Getting onboard a new company can involve answering a lot of seemingly pedantic questions, being asked for documents you haven’t seen in decades, learning new systems, and signing lots of forms.

As Connected’s chief compliance monitor, I’ve seen hundreds of people into new roles now.  Some are old hands and take everything in their stride; some are new to the game and are bemused by the sheer weight of (and reasons for) the paperwork required.

Bear in mind, you won’t be able to start your new job until all the checks required are complete. It may seem painful, but it is necessary – and if your onboarding is slow and delayed, so will your start date be.

So, I thought I’d put together some pointers, explanations and ideas to make your next and subsequent onboarding smoother and faster.

1. Don’t expect your employer to take your word for it

Everything you put on your CV has the potential to be checked – and in some detail.  So, even before you apply for a job, be certain that everything on it is true and accurate.  If your references don’t match the dates on your CV, it has to be flagged to the client and explained, so don’t be tempted to move end and start dates to close gaps in your employment!

If you’ve claimed a qualification, make sure you have the document to back it up.  Will the job title you’ve put on your CV match the one the HR department of that employer has on file?
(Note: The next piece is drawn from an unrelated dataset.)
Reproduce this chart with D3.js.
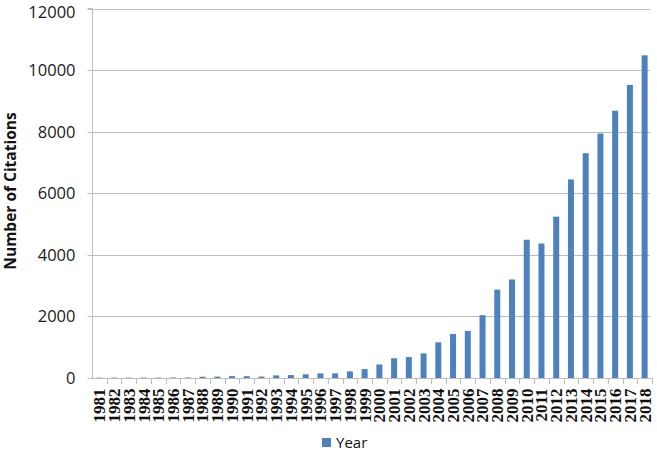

Most problems around CV checks are caused by inaccuracies rather than dishonesty, but even these can cause headaches and delay onboarding.  Genuinely dishonest claims (bumping your degree up a level, claiming a qualification that you didn’t complete, giving yourself your boss’s job title etc) will probably result in your appointment being cancelled.   Plus it’s worth noting that if it comes to light after any amount of time you’ve already been working you are still more than likely to be fired for the dishonesty, regardless of how well you are performing in your role.

2. Right to Work – you may have to do it twice..

Employers need to check that you have the right to work in the UK.  For permanent placements, this is most often done by your new employer prior to starting your new job, but sometimes we are contractually required to check your Right to Work earlier in the recruitment process.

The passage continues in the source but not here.